● **DESCRIPTION OF THE TASK**:
Copy exactly, and only, the lines below from the first through the one containing "[0.1, 0.2, 0.35, 0.45, 0.6]]", both included; pictures are omitted.

● **INFORMATION SHOWN**:
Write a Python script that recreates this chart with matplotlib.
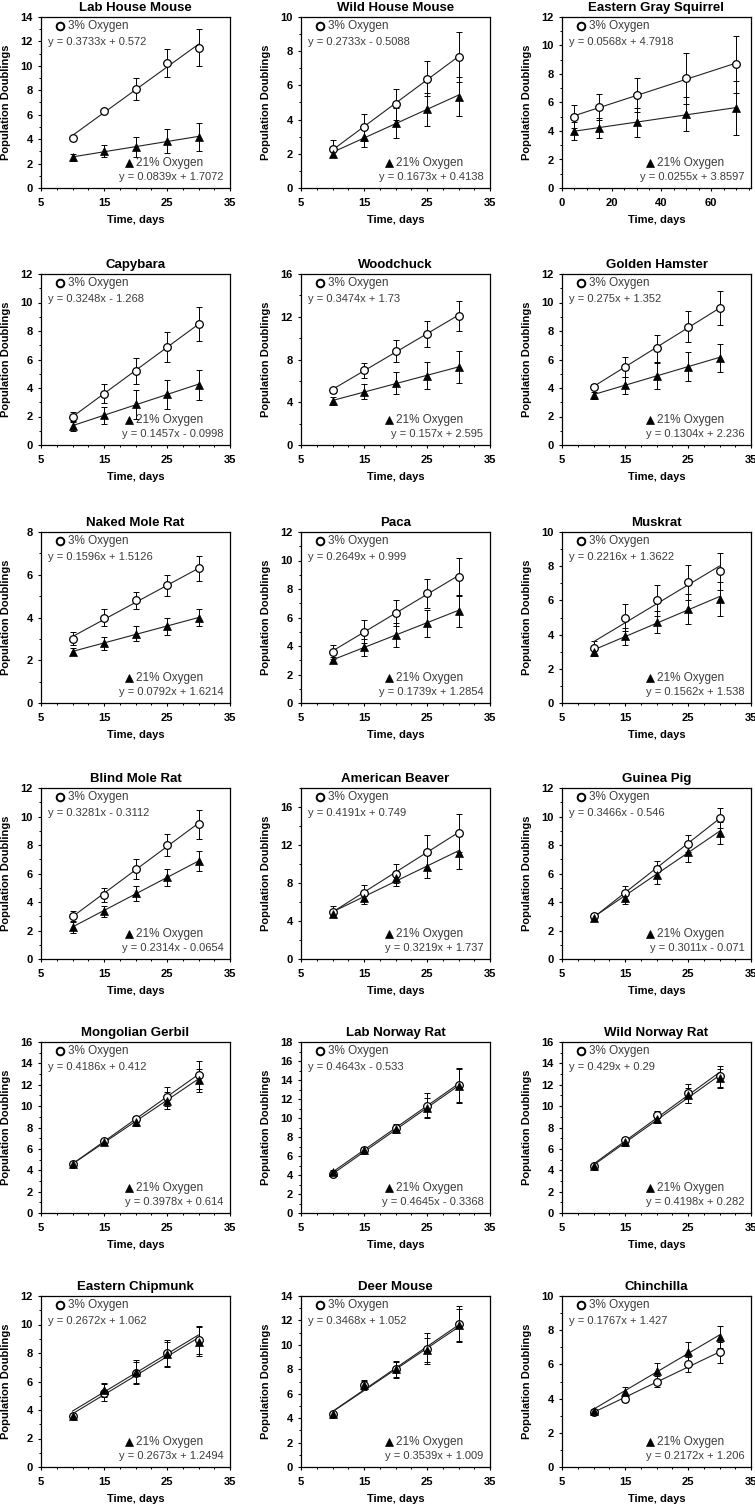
import matplotlib
matplotlib.use("Agg")
import numpy as np
import matplotlib.pyplot as plt
from matplotlib.ticker import MultipleLocator

plt.rcParams['font.family'] = ['Liberation Sans', 'DejaVu Sans']

# ---------------- data ----------------
TITLES = ["Lab House Mouse", "Wild House Mouse", "Eastern Gray Squirrel",
          "Capybara", "Woodchuck", "Golden Hamster",
          "Naked Mole Rat", "Paca", "Muskrat",
          "Blind Mole Rat", "American Beaver", "Guinea Pig",
          "Mongolian Gerbil", "Lab Norway Rat", "Wild Norway Rat",
          "Eastern Chipmunk", "Deer Mouse", "Chinchilla"]

DAYS = [10, 15, 20, 25, 30]
SQUIRREL_DAYS = [5, 15, 30, 50, 70]
X_DAYS = [DAYS, DAYS, SQUIRREL_DAYS] + [DAYS] * 15

# 3% oxygen means and error bars
Y3 = [[4.1, 6.3, 8.1, 10.25, 11.5],
      [2.3, 3.55, 4.9, 6.4, 7.65],
      [5.0, 5.7, 6.5, 7.7, 8.7],
      [2.0, 3.6, 5.2, 6.85, 8.5],
      [5.1, 7.0, 8.8, 10.4, 12.1],
      [4.1, 5.5, 6.8, 8.3, 9.6],
      [3.0, 4.0, 4.8, 5.5, 6.3],
      [3.6, 5.0, 6.3, 7.7, 8.85],
      [3.2, 5.0, 6.0, 7.05, 7.7],
      [3.0, 4.5, 6.3, 8.0, 9.45],
      [5.0, 7.0, 9.0, 11.3, 13.3],
      [3.0, 4.6, 6.3, 8.1, 9.9],
      [4.6, 6.7, 8.8, 10.9, 12.9],
      [4.1, 6.6, 9.0, 11.3, 13.5],
      [4.4, 6.8, 9.2, 11.2, 12.8],
      [3.6, 5.2, 6.6, 8.0, 8.9],
      [4.3, 6.7, 8.0, 9.7, 11.7],
      [3.2, 4.0, 5.0, 6.0, 6.7]]
E3 = [[0.1, 0.1, 0.9, 1.15, 1.5],
      [0.5, 0.8, 0.9, 1.0, 1.45],
      [0.8, 0.9, 1.2, 1.8, 2.0],
      [0.35, 0.65, 0.9, 1.05, 1.2],
      [0.2, 0.7, 1.0, 1.2, 1.4],
      [0.15, 0.7, 0.95, 1.1, 1.2],
      [0.3, 0.4, 0.4, 0.5, 0.6],
      [0.5, 0.8, 0.9, 1.0, 1.35],
      [0.45, 0.8, 0.9, 1.0, 1.1],
      [0.4, 0.5, 0.7, 0.8, 1.0],
      [0.6, 0.8, 1.0, 1.8, 2.0],
      [0.2, 0.55, 0.6, 0.6, 0.7],
      [0.15, 0.2, 0.3, 0.9, 1.3],
      [0.15, 0.3, 0.4, 1.3, 1.8],
      [0.15, 0.3, 0.3, 0.9, 1.0],
      [0.1, 0.6, 0.8, 0.9, 1.0],
      [0.15, 0.4, 0.7, 1.3, 1.5],
      [0.1, 0.2, 0.35, 0.45, 0.6]]

# 21% oxygen means and error bars
Y21 = [[2.5, 3.0, 3.37, 3.85, 4.2],
       [2.0, 3.0, 3.8, 4.6, 5.35],
       [4.0, 4.2, 4.6, 5.2, 5.6],
       [1.3, 2.1, 2.85, 3.55, 4.2],
       [4.1, 5.0, 5.8, 6.5, 7.3],
       [3.5, 4.2, 4.85, 5.5, 6.1],
       [2.4, 2.8, 3.25, 3.6, 4.0],
       [3.0, 3.9, 4.75, 5.6, 6.45],
       [3.0, 3.9, 4.75, 5.5, 6.1],
       [2.25, 3.35, 4.6, 5.75, 6.85],
       [4.7, 6.4, 8.5, 9.7, 11.2],
       [2.9, 4.3, 5.9, 7.5, 8.85],
       [4.6, 6.6, 8.5, 10.5, 12.4],
       [4.3, 6.6, 8.8, 11.1, 13.4],
       [4.4, 6.6, 8.8, 11.0, 12.6],
       [3.6, 5.4, 6.7, 7.9, 8.8],
       [4.3, 6.7, 8.0, 9.6, 11.6],
       [3.3, 4.4, 5.6, 6.7, 7.6]]
E21 = [[0.3, 0.5, 0.8, 1.0, 1.15],
       [0.2, 0.6, 0.9, 0.95, 1.15],
       [0.6, 0.7, 1.0, 1.2, 1.9],
       [0.3, 0.6, 1.0, 1.0, 1.05],
       [0.35, 0.7, 1.0, 1.3, 1.5],
       [0.25, 0.6, 0.9, 1.0, 1.0],
       [0.15, 0.3, 0.35, 0.4, 0.4],
       [0.2, 0.6, 0.85, 0.95, 1.15],
       [0.25, 0.5, 0.65, 0.9, 1.0],
       [0.45, 0.4, 0.5, 0.6, 0.7],
       [0.3, 0.6, 0.8, 1.2, 1.7],
       [0.2, 0.45, 0.65, 0.7, 0.75],
       [0.15, 0.2, 0.35, 0.8, 1.1],
       [0.2, 0.3, 0.4, 1.0, 1.8],
       [0.15, 0.3, 0.4, 0.7, 0.9],
       [0.1, 0.5, 0.8, 0.9, 1.0],
       [0.15, 0.35, 0.6, 1.0, 1.3],
       [0.1, 0.25, 0.5, 0.6, 0.65]]

# regression equations (slope, intercept)
SLOPE3 = [0.3733, 0.2733, 0.0568, 0.3248, 0.3474, 0.275, 0.1596, 0.2649, 0.2216,
          0.3281, 0.4191, 0.3466, 0.4186, 0.4643, 0.429, 0.2672, 0.3468, 0.1767]
INTERCEPT3 = [0.572, -0.5088, 4.7918, -1.268, 1.73, 1.352, 1.5126, 0.999, 1.3622,
              -0.3112, 0.749, -0.546, 0.412, -0.533, 0.29, 1.062, 1.052, 1.427]
SLOPE21 = [0.0839, 0.1673, 0.0255, 0.1457, 0.157, 0.1304, 0.0792, 0.1739, 0.1562,
           0.2314, 0.3219, 0.3011, 0.3978, 0.4645, 0.4198, 0.2673, 0.3539, 0.2172]
INTERCEPT21 = [1.7072, 0.4138, 3.8597, -0.0998, 2.595, 2.236, 1.6214, 1.2854, 1.538,
               -0.0654, 1.737, -0.071, 0.614, -0.3368, 0.282, 1.2494, 1.009, 1.206]

Y_MAX = [14, 10, 12, 12, 16, 12, 8, 12, 10, 12, 18, 12, 16, 18, 16, 12, 14, 10]
Y_STEP = [2, 2, 2, 2, 4, 2, 2, 2, 2, 2, 4, 2, 2, 2, 2, 2, 2, 2]
X_MIN = [5, 5, 0] + [5] * 15
X_MAX = [35, 35, 76] + [35] * 15
X_STEP = [10, 10, 20] + [10] * 15

LABEL3 = "3% Oxygen"
LABEL21 = "21% Oxygen"
XLABEL = "Time, days"
YLABEL = "Population Doublings"

# ---------------- layout ----------------
FW, FH = 755, 1512
COL_LEFT = [41, 301, 562]
ROW_TOP = [17, 274, 532, 788, 1042, 1296]
AW, AH = 189, 171
TEXT_COLOR = "#3c3c3c"


def eq_text(m, b):
    sign = "+" if b >= 0 else "-"
    return f"y = {m:g}x {sign} {abs(b):g}"


fig = plt.figure(figsize=(FW / 100, FH / 100), dpi=100)

for i, title in enumerate(TITLES):
    r, c = divmod(i, 3)
    left = COL_LEFT[c]
    top = ROW_TOP[r]
    ax = fig.add_axes([left / FW, 1 - (top + AH) / FH, AW / FW, AH / FH])

    x = X_DAYS[i]
    xs = [min(x), max(x)]

    ax.errorbar(x, Y3[i], yerr=E3[i], fmt='none', ecolor='black',
                elinewidth=0.7, capsize=2, capthick=0.7, zorder=2)
    ax.errorbar(x, Y21[i], yerr=E21[i], fmt='none', ecolor='black',
                elinewidth=0.7, capsize=2, capthick=0.7, zorder=2)
    ax.plot(xs, [SLOPE3[i] * v + INTERCEPT3[i] for v in xs],
            color='#222222', lw=0.8, zorder=3)
    ax.plot(xs, [SLOPE21[i] * v + INTERCEPT21[i] for v in xs],
            color='#222222', lw=0.8, zorder=3)
    ax.plot(x, Y3[i], linestyle='none', marker='o', mfc='white', mec='black',
            ms=5.5, mew=0.9, zorder=4)
    ax.plot(x, Y21[i], linestyle='none', marker='^', mfc='black', mec='black',
            ms=5.5, mew=0.5, zorder=5)

    ax.set_xlim(X_MIN[i], X_MAX[i])
    ax.set_ylim(0, Y_MAX[i])
    ax.set_xticks(np.arange(X_MIN[i], X_MAX[i] + 0.01, X_STEP[i]))
    ax.set_xticks(np.arange(X_MIN[i], X_MAX[i] + 0.01, X_STEP[i] / 4), minor=True)
    ax.yaxis.set_major_locator(MultipleLocator(Y_STEP[i]))
    ax.yaxis.set_minor_locator(MultipleLocator(Y_STEP[i] / 2))
    ax.tick_params(axis='both', which='major', direction='out', length=2.5,
                   width=0.8, labelsize=8, colors='black')
    ax.tick_params(axis='both', which='minor', direction='out', length=1.6,
                   width=0.7)
    ax.tick_params(axis='x', which='major', pad=4.5)
    ax.tick_params(axis='y', which='major', pad=3.5)
    for lab in ax.get_xticklabels() + ax.get_yticklabels():
        lab.set_fontweight('bold')
    for sp in ax.spines.values():
        sp.set_linewidth(0.9)
        sp.set_color('black')

    ax.set_title(title, fontsize=9.5, fontweight='bold', pad=4.5)
    ax.set_xlabel(XLABEL, fontsize=8, fontweight='bold')
    ax.set_ylabel(YLABEL, fontsize=8, fontweight='bold')
    ax.xaxis.label.set_va('center')
    ax.yaxis.label.set_va('center')
    ax.xaxis.set_label_coords(0.5, -32 / AH)
    ax.yaxis.set_label_coords(-35 / AW, 0.5)

    # annotations
    ax.plot([0.10], [0.947], transform=ax.transAxes, marker='o', mfc='white',
            mec='black', ms=5.5, mew=1.4, clip_on=False, zorder=6)
    ax.text(0.145, 0.947, LABEL3, transform=ax.transAxes, fontsize=8.5,
            color=TEXT_COLOR, ha='left', va='center')
    ax.text(0.035, 0.854, eq_text(SLOPE3[i], INTERCEPT3[i]), transform=ax.transAxes,
            fontsize=8, color=TEXT_COLOR, ha='left', va='center')
    ax.plot([0.465], [0.146], transform=ax.transAxes, marker='^', mfc='black',
            mec='black', ms=5.5, mew=0.5, clip_on=False, zorder=6)
    ax.text(0.505, 0.146, LABEL21, transform=ax.transAxes, fontsize=8.5,
            color=TEXT_COLOR, ha='left', va='center')
    ax.text(0.965, 0.064, eq_text(SLOPE21[i], INTERCEPT21[i]), transform=ax.transAxes,
            fontsize=8, color=TEXT_COLOR, ha='right', va='center')

fig.savefig("out.png", dpi=100)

● **ANSWER TO THE EXERCISE**:
Write a Python script that recreates this chart with matplotlib.
import matplotlib
matplotlib.use("Agg")
import numpy as np
import matplotlib.pyplot as plt
from matplotlib.ticker import MultipleLocator

plt.rcParams['font.family'] = ['Liberation Sans', 'DejaVu Sans']

# ---------------- data ----------------
TITLES = ["Lab House Mouse", "Wild House Mouse", "Eastern Gray Squirrel",
          "Capybara", "Woodchuck", "Golden Hamster",
          "Naked Mole Rat", "Paca", "Muskrat",
          "Blind Mole Rat", "American Beaver", "Guinea Pig",
          "Mongolian Gerbil", "Lab Norway Rat", "Wild Norway Rat",
          "Eastern Chipmunk", "Deer Mouse", "Chinchilla"]

DAYS = [10, 15, 20, 25, 30]
SQUIRREL_DAYS = [5, 15, 30, 50, 70]
X_DAYS = [DAYS, DAYS, SQUIRREL_DAYS] + [DAYS] * 15

# 3% oxygen means and error bars
Y3 = [[4.1, 6.3, 8.1, 10.25, 11.5],
      [2.3, 3.55, 4.9, 6.4, 7.65],
      [5.0, 5.7, 6.5, 7.7, 8.7],
      [2.0, 3.6, 5.2, 6.85, 8.5],
      [5.1, 7.0, 8.8, 10.4, 12.1],
      [4.1, 5.5, 6.8, 8.3, 9.6],
      [3.0, 4.0, 4.8, 5.5, 6.3],
      [3.6, 5.0, 6.3, 7.7, 8.85],
      [3.2, 5.0, 6.0, 7.05, 7.7],
      [3.0, 4.5, 6.3, 8.0, 9.45],
      [5.0, 7.0, 9.0, 11.3, 13.3],
      [3.0, 4.6, 6.3, 8.1, 9.9],
      [4.6, 6.7, 8.8, 10.9, 12.9],
      [4.1, 6.6, 9.0, 11.3, 13.5],
      [4.4, 6.8, 9.2, 11.2, 12.8],
      [3.6, 5.2, 6.6, 8.0, 8.9],
      [4.3, 6.7, 8.0, 9.7, 11.7],
      [3.2, 4.0, 5.0, 6.0, 6.7]]
E3 = [[0.1, 0.1, 0.9, 1.15, 1.5],
      [0.5, 0.8, 0.9, 1.0, 1.45],
      [0.8, 0.9, 1.2, 1.8, 2.0],
      [0.35, 0.65, 0.9, 1.05, 1.2],
      [0.2, 0.7, 1.0, 1.2, 1.4],
      [0.15, 0.7, 0.95, 1.1, 1.2],
      [0.3, 0.4, 0.4, 0.5, 0.6],
      [0.5, 0.8, 0.9, 1.0, 1.35],
      [0.45, 0.8, 0.9, 1.0, 1.1],
      [0.4, 0.5, 0.7, 0.8, 1.0],
      [0.6, 0.8, 1.0, 1.8, 2.0],
      [0.2, 0.55, 0.6, 0.6, 0.7],
      [0.15, 0.2, 0.3, 0.9, 1.3],
      [0.15, 0.3, 0.4, 1.3, 1.8],
      [0.15, 0.3, 0.3, 0.9, 1.0],
      [0.1, 0.6, 0.8, 0.9, 1.0],
      [0.15, 0.4, 0.7, 1.3, 1.5],
      [0.1, 0.2, 0.35, 0.45, 0.6]]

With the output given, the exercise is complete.